Keith v. Superior Court, 26 Cal. App. 3d 521, 524-525 [103 Cal.Rptr. 314]: "So far as appears from the record before the court the threatened trespass will not be innocent. [Citations.] [¶] Defendant has simply decided it wants to go ahead with its proposed subdivision even though it involves taking plaintiffs' property. The inconvenience and expense which defendant might suffer by the frustration of that purpose are not 'equities' which the trial court should have weighed. [¶] Under the circumstances of this case the trial court's decision to 'weigh the equities' deprived plaintiff of a proper hearing on his application for a preliminary injunction."

Town of Atherton v.

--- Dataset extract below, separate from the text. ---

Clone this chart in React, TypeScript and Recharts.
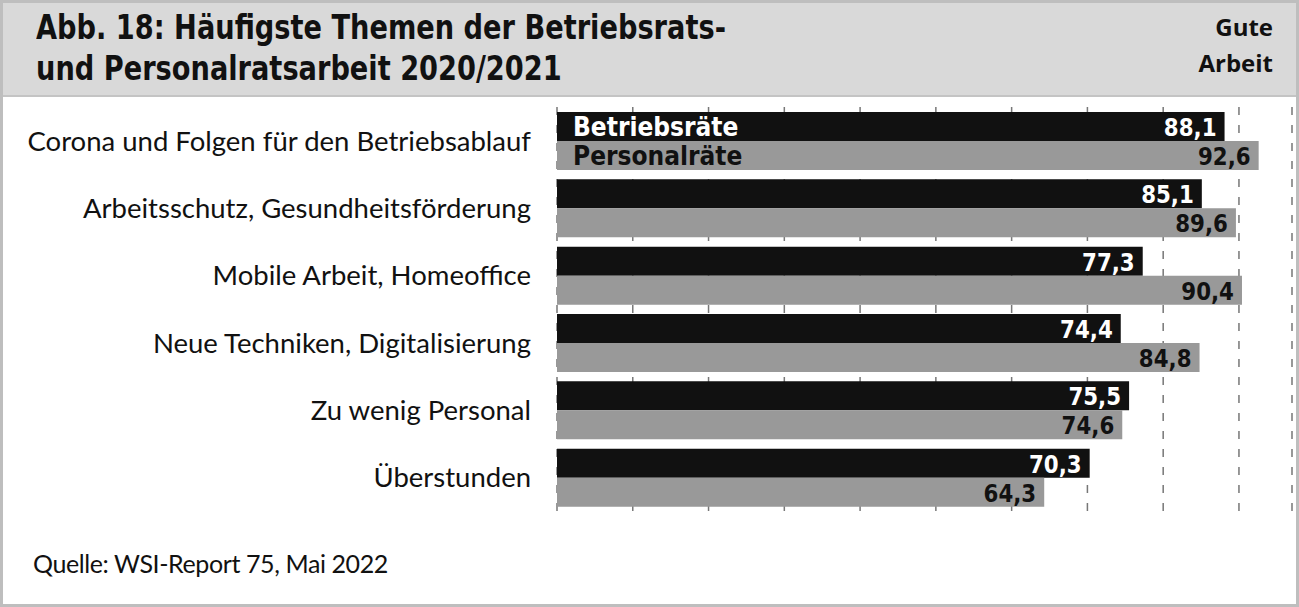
import { Bar, BarChart, CartesianGrid, LabelList, XAxis, YAxis } from "recharts";

const themen = [
  "Corona und Folgen für den Betriebsablauf",
  "Arbeitsschutz, Gesundheitsförderung",
  "Mobile Arbeit, Homeoffice",
  "Neue Techniken, Digitalisierung",
  "Zu wenig Personal",
  "Überstunden",
];
const betriebsraete = [88.1, 85.1, 77.3, 74.4, 75.5, 70.3];
const personalraete = [92.6, 89.6, 90.4, 84.8, 74.6, 64.3];
const xTicks = [0, 10, 20, 30, 40, 50, 60, 70, 80, 90];

const data = themen.map((thema, i) => ({
  thema,
  br: betriebsraete[i],
  pr: personalraete[i],
}));

const narrow = "'DejaVu Sans Condensed', 'DejaVu Sans', sans-serif";
const body = "Lato, 'Open Sans', sans-serif";

const fmt = (v: number) => v.toFixed(1).replace(".", ",");

function makeLabel(name: string, color: string) {
  return (props: any) => {
    const { x, y, width, height, value, index } = props;
    const cy = Number(y) + Number(height) / 2;
    const tx = Number(x) + Number(width) - 8;
    return (
      <g>
        {index === 0 && (
          <text x={Number(x) + 16} y={cy + 9.5} fill={color} fontFamily={narrow} fontWeight={700} fontSize={26}>
            {name}
          </text>
        )}
        <text
          transform={`translate(${tx},${cy + 9.5}) scale(0.95,1)`}
          textAnchor="end"
          fill={color}
          fontFamily={narrow}
          fontWeight={700}
          fontSize={25}
        >
          {fmt(Number(value))}
        </text>
      </g>
    );
  };
}

function CategoryTick(props: any) {
  const { x, y, payload } = props;
  return (
    <text x={x + 5} y={y + 10} textAnchor="end" fill="#111" fontFamily={body} fontSize={27.5}>
      {payload.value}
    </text>
  );
}

export default function App() {
  return (
    <>
      <style>{"body{margin:0}"}</style>
      <div
        style={{
          position: "relative",
          width: 1299,
          height: 607,
          boxSizing: "border-box",
          border: "3px solid #bebebe",
          background: "#fff",
          overflow: "hidden",
        }}
      >
        <div
          style={{
            position: "absolute",
            left: 0,
            top: 0,
            right: 0,
            height: 92,
            background: "#d9d9d9",
            borderBottom: "2px solid #c4c4c4",
          }}
        >
          <div
            style={{
              position: "absolute",
              left: 33,
              top: 4,
              fontFamily: narrow,
              fontWeight: 700,
              fontSize: 34,
              lineHeight: "41px",
              color: "#111",
              whiteSpace: "nowrap",
              transform: "scaleX(0.89)",
              transformOrigin: "left top",
            }}
          >
            Abb. 18: Häufigste Themen der Betriebsrats-
            <br />
            und Personalratsarbeit 2020/2021
          </div>
          <div
            style={{
              position: "absolute",
              right: 23,
              top: 6,
              textAlign: "right",
              fontFamily: "'Open Sans', sans-serif",
              fontWeight: 700,
              fontSize: 24,
              lineHeight: "36px",
              color: "#111",
            }}
          >
            Gute
            <br />
            Arbeit
          </div>
        </div>

        <div style={{ position: "absolute", left: -3, top: -3 }}>
          <BarChart
            width={1299}
            height={607}
            data={data}
            layout="vertical"
            margin={{ top: 107, right: 7, bottom: 96, left: 0 }}
            barGap={0}
            barSize={29}
          >
            <CartesianGrid horizontal={false} stroke="#777" strokeWidth={1.5} strokeDasharray="8 10" />
            <XAxis type="number" domain={[0, 97]} ticks={xTicks} hide />
            <YAxis
              type="category"
              dataKey="thema"
              width={557}
              axisLine={false}
              tickLine={false}
              tick={<CategoryTick />}
              tickMargin={25}
            />
            <Bar dataKey="br" fill="#111111" isAnimationActive={false}>
              <LabelList dataKey="br" content={makeLabel("Betriebsräte", "#fff")} />
            </Bar>
            <Bar dataKey="pr" fill="#999999" isAnimationActive={false}>
              <LabelList dataKey="pr" content={makeLabel("Personalräte", "#111")} />
            </Bar>
          </BarChart>
        </div>

        <div
          style={{
            position: "absolute",
            left: 30,
            top: 545,
            fontFamily: body,
            fontSize: 25,
            letterSpacing: -0.4,
            color: "#111",
          }}
        >
          Quelle: WSI-Report 75, Mai 2022
        </div>
      </div>
    </>
  );
}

Templeton, 198 Cal. App. 2d 146, 154 [17 Cal.Rptr. 680]: "The rule is well established that self-induced hardship affords no grounds for attack on an enactment or regulation. (55 Cal.Jur.2d, § 77, pp. 669-670.)"

Morgan v. Veach, 59 Cal. App. 2d 682, 690 [139 P.2d 976]: "'But relief by way of a mandatory injunction will not be denied on the ground that the loss caused by it will be disproportionate to the good accomplished, where it appears that the defendant acted with a full knowledge of the complainant's rights and with an understanding of the consequences which might ensue. ...'"

It will be seen that the People's second contention also, is valid.

The order granting preliminary injunction is reversed insofar as it permits the defendant F. E. Crites, Inc. to "hydraulically dredge up to [51 Cal. App. 3d 969] 80,000 cubic yards of [or any] sand"; in all other respects it is affirmed. The People will recover their costs of appeal.

Molinari, P. J., and Sims, J., concurred.